MACBETH: WHO IS THAT BLOODIED MAN?

What is it? A large scale outdoor interpretation of Shakespeare’s play.

Where we saw it: Fringe 2007.

Where you can see it: Old College Quad, until 13 August.

What we said: “There’s a fabulous score, sung live by a soprano perched high on a wind-blown ladder; and there is that visual imagery, mad, wild and beautiful. The sight of eight great stilt-walkers in single file suddenly emerging on to the stage, touched by an eerie blue light, and representing all the generations of kings descended from Banquo, is almost worth the ticket price in itself.” JOYCE MCMILLAN

GOOD WITH PEOPLE

What is it? Tense drama following a man’s return home and the consequence of his relationships. Part of double bill with The Letter of Last Resort.

Where we saw it: Oran Mor, 2010.

Where you can see it: Traverse Theatre, until 26 August.

What we said: “A truly elegant, powerful and purposeful drama about the impact of violence on everyday life. David Harrower acknowledges the connection between violence and sex, making the air between the two characters crackle with more erotic tension than I’ve seen on a Scottish stage in years.” JOYCE MCMILLAN

BEATS

What is it? Engaged and political look at Britain’s culture in the aftermath of Thatcherism.

Where we saw it: The Arches, 2012.

Where you can see it: Traverse Theatre, 14-26 August.
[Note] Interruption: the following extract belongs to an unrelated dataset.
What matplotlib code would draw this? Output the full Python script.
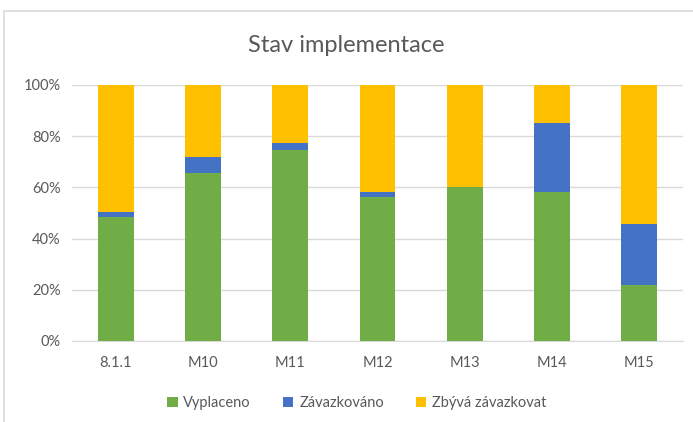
import numpy as np
import matplotlib
matplotlib.use("Agg")
import matplotlib.pyplot as plt
from matplotlib.patches import Rectangle

categories = ["8.1.1", "M10", "M11", "M12", "M13", "M14", "M15"]
vyplaceno = [0.483, 0.657, 0.745, 0.563, 0.603, 0.582, 0.219]
zavazkovano = [0.020, 0.063, 0.030, 0.020, 0.0, 0.270, 0.239]
series_names = ["Vyplaceno", "Závazkováno", "Zbývá závazkovat"]
yticks = [0, 0.2, 0.4, 0.6, 0.8, 1.0]

zbyva = [1 - v - z for v, z in zip(vyplaceno, zavazkovano)]

plt.rcParams["font.family"] = ["Lato", "DejaVu Sans"]
grey = "#595959"

fig = plt.figure(figsize=(6.93, 4.22), dpi=100)
ax = fig.add_axes([72 / 693, 1 - 341 / 422, 611 / 693, 256 / 422])

x = np.arange(len(categories))
w = 0.41
ax.bar(x, vyplaceno, w, color="#70ad47", label=series_names[0], zorder=3)
ax.bar(x, zavazkovano, w, bottom=vyplaceno, color="#4472c4", label=series_names[1], zorder=3)
ax.bar(x, zbyva, w, bottom=np.add(vyplaceno, zavazkovano), color="#ffc000",
       label=series_names[2], zorder=3)

ax.set_xlim(-0.5, len(categories) - 0.5)
ax.set_ylim(0, 1)
ax.set_yticks(yticks)
ax.set_yticklabels([f"{int(round(t * 100))}%" for t in yticks])
ax.set_xticks(x)
ax.set_xticklabels(categories)
ax.yaxis.grid(True, color="#d9d9d9", lw=1, zorder=0)
ax.tick_params(axis="both", length=0, labelsize=10.5, colors=grey)
ax.tick_params(axis="x", pad=11)
ax.tick_params(axis="y", pad=8)
for s in ["top", "right", "left"]:
    ax.spines[s].set_visible(False)
ax.spines["bottom"].set_color("#d9d9d9")

fig.text(0.5, 1 - 45 / 422, "Stav implementace", ha="center", va="center",
         fontsize=17, color=grey)

handles, labels = ax.get_legend_handles_labels()
fig.legend(handles, labels, loc="center", bbox_to_anchor=(0.515, 1 - 403 / 422), ncol=3,
           frameon=False, fontsize=10.5, labelcolor=grey, handlelength=0.7,
           handleheight=0.7, handletextpad=0.4, columnspacing=2.2)

fig.patches.append(Rectangle((3.5 / 693, -0.1), 1.2, 1 - 11.5 / 422 + 0.1,
                             transform=fig.transFigure, fill=False,
                             edgecolor="#d9d9d9", lw=1.2))

fig.savefig("out.png", dpi=100)
plt.close(fig)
What we said: “Kieran Hurley offers us a memorable glimpse of a fragmenting society where joy and ecstasy – in the original sense – are in short supply, where new town hopes have turned to dust, and where people like Johno’s single mum are tired and defeated at 40.” JOYCE MCMILLAN

BORN TO RUN

What is it? Story of a woman diagnosed with severe epilepsy.

Where we saw it: Oran Mor, Glasgow, 2012.

Where you can see it: Traverse Theatre, 21-26 August.

What we said: “The show is illuminated by a brilliantly charismatic, brave and earthy performance, as Molly Taylor – one of the rising stars of theatre in Scotland – shows us a woman at the limit of human effort, facing the truth that it might now be braver to stop running, and confront the reality of her life.”